19.11.09 Ronnie Loeffen (Weierstrass Institute, Berlin, Germany)
  De Finetti's optimal dividends problem with an affine penalty function at ruin
  ULB NO 906, Schedule: 17:30-18:30
  Abstract: De Finetti's optimal dividends problem is the quest for the dividend policy maximizing the expected present value of the dividend payments made by an insurance company. In a Lévy insurance risk model, we will look at a generalization of the problem in which the company is penalized for (early) ruin. We will show that when the tail of the Lévy measure is log-convex, then, except in some rare cases, the optimal strategy takes the form of a barrier strategy. The key step in the proof is the result that, under the aforementioned condition on the jump measure, the scale function of the spectrally negative Lévy process has a log-convex derivative. The latter follows from a certain monotonicity property of renewal functions.
This is joint work with J.-F. Renaud (University of Waterloo)



26.11.09 Tetyana Kadankova (Vrije Universiteit Brussel, Belgium)

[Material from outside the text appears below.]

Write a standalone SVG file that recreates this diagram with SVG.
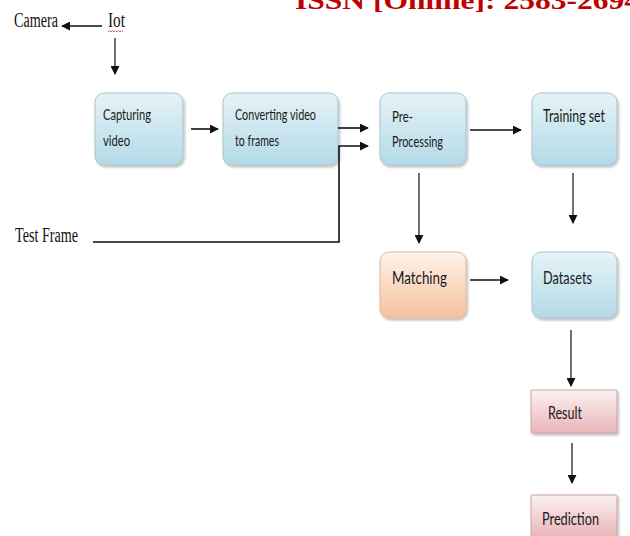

  Ruin theory and the two-sided exit problems for several classes of stochastic processes
  ULB NO 906, 16:30-17:30
  Abstract: In this talk, we deal with the so called boundary problems (one- and two-sided exit problems and others) of Lévy processes and some related processes. These are problems of determining the law of the first passage of a level (first exit time from a fixed interval) by the process and other characteristics such as position of the process at this instant, the value of the overshoot through the level, the sojourn time inside the interval, the number of intersections of the interval, etc. The importance of this study stems from the fact that the first passage problems and the first exit problems are directly connected with determining the distribution of buffer overflow, bankruptcy of a firm, the price of a two-barrier option, etc.